Last week a Times journalist admitted that she finds the practice of male circumcision to be “abusive and barbaric”. What gave this revelation an additional charge was the fact that it came in an article about antisemitism, writes Glen Poole.
Deborah Ross is a secular, cultural Jew who has experienced anti-Semitism herself and says it is in the Jewish character to be “poised for and fearful of anti-Semitic repercussions”. At the same time, she freely admits she didn’t circumcise her son because she finds the practice abusive.
Does this mean Ross is secretly antisemitic herself?
In some people’s eyes if you hold the belief that taking a knife to the foreskin of an eight-day-old baby boy without anaesthetic is barbaric, then you are antisemitic. According to the European Jewish Congress President, Moshe Kantore, for example, those who want to ban unnecessary male circumcision in Europe are “sending out a terrible message to European Jews that our practices, and therefore our very presence on this continent, is treated with disdain.”
Benjamin Albalas, President of the Central Board of Jewish Communities in Greece also believes that trying to end the practice “is a sign of anti-Semitism” as does the columnist Tanya Gold, who wrote in The Guardian last year that a ban on male circumcision would be antisemitic.
The UKIP factor
I have no doubt that that Gold, Albalas and Kantore genuinely believe that ending unnecessary male circumcision is antisemitic, it is their heartfelt, subjective belief. And if we looked closely we could no doubt find some antisemitic people who are also anti-circumcision. Last year, for example, the Jewish Chronicle reported that people who vote UKIP (a party that has faced continued accusations of racism) are more likely to oppose circumcision and if we dug deep enough we might find some antisemitism behind that statistic.

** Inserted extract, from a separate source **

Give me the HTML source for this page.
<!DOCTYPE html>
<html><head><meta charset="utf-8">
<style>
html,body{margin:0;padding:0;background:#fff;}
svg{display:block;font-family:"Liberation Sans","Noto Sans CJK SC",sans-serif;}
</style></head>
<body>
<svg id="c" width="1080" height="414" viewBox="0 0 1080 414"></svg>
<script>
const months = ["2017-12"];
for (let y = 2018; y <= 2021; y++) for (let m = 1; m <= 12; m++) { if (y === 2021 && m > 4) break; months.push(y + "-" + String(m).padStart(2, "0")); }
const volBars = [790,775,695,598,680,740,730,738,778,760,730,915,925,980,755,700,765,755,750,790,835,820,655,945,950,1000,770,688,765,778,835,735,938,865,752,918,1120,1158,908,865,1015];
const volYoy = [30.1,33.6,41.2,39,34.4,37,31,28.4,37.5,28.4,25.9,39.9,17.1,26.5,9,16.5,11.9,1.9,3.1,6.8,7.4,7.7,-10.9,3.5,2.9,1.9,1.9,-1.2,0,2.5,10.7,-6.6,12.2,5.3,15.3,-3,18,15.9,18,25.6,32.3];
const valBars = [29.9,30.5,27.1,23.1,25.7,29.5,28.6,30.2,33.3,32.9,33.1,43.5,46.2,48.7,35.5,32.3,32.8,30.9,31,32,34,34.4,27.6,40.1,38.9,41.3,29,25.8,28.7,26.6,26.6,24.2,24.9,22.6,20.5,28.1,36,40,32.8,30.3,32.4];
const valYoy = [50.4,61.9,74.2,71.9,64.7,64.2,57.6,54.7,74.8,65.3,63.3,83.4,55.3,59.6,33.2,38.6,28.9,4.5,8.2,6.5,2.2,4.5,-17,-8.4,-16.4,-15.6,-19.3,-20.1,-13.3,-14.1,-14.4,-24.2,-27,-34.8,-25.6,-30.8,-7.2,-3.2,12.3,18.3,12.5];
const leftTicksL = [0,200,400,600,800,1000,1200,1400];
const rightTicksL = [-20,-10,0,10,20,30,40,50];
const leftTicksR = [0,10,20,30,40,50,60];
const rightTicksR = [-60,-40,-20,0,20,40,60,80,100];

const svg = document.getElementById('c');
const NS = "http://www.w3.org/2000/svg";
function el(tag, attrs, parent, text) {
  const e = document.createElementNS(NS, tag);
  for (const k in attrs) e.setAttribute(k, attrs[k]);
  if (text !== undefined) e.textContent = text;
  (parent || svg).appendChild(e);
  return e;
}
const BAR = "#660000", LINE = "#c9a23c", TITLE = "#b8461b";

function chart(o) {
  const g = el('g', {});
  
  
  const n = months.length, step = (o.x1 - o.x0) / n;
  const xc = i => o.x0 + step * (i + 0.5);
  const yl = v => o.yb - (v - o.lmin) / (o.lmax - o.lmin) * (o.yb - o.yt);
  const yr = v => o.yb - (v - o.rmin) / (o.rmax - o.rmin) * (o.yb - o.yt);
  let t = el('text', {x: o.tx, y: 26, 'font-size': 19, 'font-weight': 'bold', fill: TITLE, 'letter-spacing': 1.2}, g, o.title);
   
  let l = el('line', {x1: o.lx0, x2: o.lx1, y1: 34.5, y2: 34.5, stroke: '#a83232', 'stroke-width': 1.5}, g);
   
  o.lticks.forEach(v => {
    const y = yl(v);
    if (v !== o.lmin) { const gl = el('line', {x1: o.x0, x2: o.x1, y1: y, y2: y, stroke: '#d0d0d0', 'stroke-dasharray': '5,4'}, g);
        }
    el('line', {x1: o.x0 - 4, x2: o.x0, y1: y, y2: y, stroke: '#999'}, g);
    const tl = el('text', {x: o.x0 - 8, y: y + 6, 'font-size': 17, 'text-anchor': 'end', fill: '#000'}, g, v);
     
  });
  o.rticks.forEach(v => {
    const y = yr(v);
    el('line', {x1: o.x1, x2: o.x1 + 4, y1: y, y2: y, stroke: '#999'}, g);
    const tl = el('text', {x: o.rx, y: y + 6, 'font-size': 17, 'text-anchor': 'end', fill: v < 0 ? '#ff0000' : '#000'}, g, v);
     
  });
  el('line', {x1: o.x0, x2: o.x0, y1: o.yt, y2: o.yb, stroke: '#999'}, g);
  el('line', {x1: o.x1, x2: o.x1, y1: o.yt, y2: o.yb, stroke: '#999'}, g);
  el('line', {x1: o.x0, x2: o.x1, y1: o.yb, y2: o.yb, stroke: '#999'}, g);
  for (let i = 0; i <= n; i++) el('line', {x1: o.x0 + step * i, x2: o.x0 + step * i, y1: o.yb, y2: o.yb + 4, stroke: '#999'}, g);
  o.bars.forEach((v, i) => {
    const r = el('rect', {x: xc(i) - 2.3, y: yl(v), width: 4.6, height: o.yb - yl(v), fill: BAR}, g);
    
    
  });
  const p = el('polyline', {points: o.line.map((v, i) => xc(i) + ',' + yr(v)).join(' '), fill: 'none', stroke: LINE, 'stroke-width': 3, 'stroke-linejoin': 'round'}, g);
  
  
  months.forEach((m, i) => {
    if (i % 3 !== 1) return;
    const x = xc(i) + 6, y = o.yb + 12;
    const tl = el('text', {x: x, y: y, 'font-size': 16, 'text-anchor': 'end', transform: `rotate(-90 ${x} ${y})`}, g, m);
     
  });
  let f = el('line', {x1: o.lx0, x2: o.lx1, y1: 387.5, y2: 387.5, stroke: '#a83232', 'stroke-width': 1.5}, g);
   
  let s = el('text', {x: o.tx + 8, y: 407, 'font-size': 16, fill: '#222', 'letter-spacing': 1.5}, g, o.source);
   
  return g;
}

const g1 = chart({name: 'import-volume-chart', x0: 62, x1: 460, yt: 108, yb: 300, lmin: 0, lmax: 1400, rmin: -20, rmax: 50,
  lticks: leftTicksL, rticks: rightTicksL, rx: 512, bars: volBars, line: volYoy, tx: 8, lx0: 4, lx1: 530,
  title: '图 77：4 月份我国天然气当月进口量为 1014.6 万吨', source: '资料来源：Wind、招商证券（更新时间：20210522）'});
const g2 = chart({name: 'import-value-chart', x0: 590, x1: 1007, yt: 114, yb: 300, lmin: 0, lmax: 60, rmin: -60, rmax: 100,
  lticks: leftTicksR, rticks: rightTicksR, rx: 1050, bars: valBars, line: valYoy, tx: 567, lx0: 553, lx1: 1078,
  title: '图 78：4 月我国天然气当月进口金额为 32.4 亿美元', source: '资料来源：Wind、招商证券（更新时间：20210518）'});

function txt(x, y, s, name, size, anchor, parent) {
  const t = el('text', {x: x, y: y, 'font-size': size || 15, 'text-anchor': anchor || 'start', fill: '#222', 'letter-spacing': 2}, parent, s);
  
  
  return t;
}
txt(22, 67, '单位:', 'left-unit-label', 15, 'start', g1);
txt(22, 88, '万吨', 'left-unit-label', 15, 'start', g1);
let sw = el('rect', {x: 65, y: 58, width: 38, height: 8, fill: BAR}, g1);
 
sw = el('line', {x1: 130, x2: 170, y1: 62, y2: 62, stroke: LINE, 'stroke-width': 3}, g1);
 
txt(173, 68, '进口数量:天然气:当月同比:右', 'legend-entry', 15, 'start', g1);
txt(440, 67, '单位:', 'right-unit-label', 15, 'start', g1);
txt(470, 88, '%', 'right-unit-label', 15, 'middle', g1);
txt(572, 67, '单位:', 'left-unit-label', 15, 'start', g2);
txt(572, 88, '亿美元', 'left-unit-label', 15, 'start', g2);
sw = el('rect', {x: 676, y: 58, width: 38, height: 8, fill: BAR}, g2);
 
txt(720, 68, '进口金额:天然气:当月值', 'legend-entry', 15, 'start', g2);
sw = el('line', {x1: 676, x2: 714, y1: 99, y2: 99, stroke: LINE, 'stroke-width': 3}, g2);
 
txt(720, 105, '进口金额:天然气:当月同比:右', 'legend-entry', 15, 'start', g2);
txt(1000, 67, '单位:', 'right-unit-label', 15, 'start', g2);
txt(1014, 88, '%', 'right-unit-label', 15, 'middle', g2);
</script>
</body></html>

Taking the nation as a whole, 38% of people support a circumcision ban and 35% are against it, with 27% still undecided. Does this mean that nearly 40% of the British public is antisemitic? Of course not, because being anti-circumcision is not the same as being antisemitic. You can be both, neither or one or the other. You could be an antisemitic Muslim, for example, who stands shoulder to shoulder with his Jewish brothers when it comes to defending the right to perform religious rituals on boys’ genitals.
Are Jews who oppose circumcision antisemitic?
In reality, there is no one singular Jewish view on the practice of circumcision. Some Jews campaign against it; some will only perform it in medical settings with anaesthetic; some want to continue circumcising boys without anaesthetic in religious settings and some still defend the practice of Metzitzah B’peh where blood is sucked from the circumcised baby’s penis.
Attitudes towards male circumcision sit on a continuum ranging from those who believe anything goes to those who believe in an outright ban, with various compromising (or compromised) positions along the way. Tanya Gold, for example, believes that the practice of Jewish mohels (ritual circumcisers) sucking on baby’s circumcised penises and giving them herpes in the process is “repellent”. She says “no circumcision should be performed without medical qualification; those who disagree, including Jews, should think again”.
The anti-circumcision campaigners that she calls antisemitic would agree with her, but they think that regulation and legislation should go further still. Meanwhile, the orthodox Jews who want to preserve Metzitzah B’peh may think Tanya Gold is antisemitic for wanting to ban their ancient Jewish rituals.
People have a right to think differently
What some people along the continuum of circumcision beliefs, like Tanya Gold, are essentially saying is that if your belief is more interventionist than mine, then you must be antisemitic. This is an unsustainable position to take. Jewish campaigners against circumcision, like Eran Sadeh who wrote for us last week are not antisemitic, they just dare to think differently and that is a freedom that all good people should fight to preserve.
Anyone with a decent dose of empathy can understand why this is an emotive subject for Jewish communities to confront and everyone with a rational mind should also be able to reach the conclusion that daring to think differently about male circumcision does not make you antisemitic.
Acknowledging that people have a right to hold different beliefs is the antithesis of antisemitism. When we think that other people’s beliefs and actions are causing harm, it is our duty to speak out. If your think that circumcising Jewish boys is harmful to Jewish boys then raise you voice, it isn’t antisemitic to want to protect a Jewish baby from harm.
And the same applies to Muslim boys, American boys, African boys and other boy who is at risk of unnecessary male circumcision. If you think it’s harmful, speak out, it isn’t wrong to have an opinion. And if anyone tries to label you antisemitic, tell them that the Jewish journalist Deborah Ross thinks circumcision is “abusive and barbaric” and she said so in an article all about antisemitism.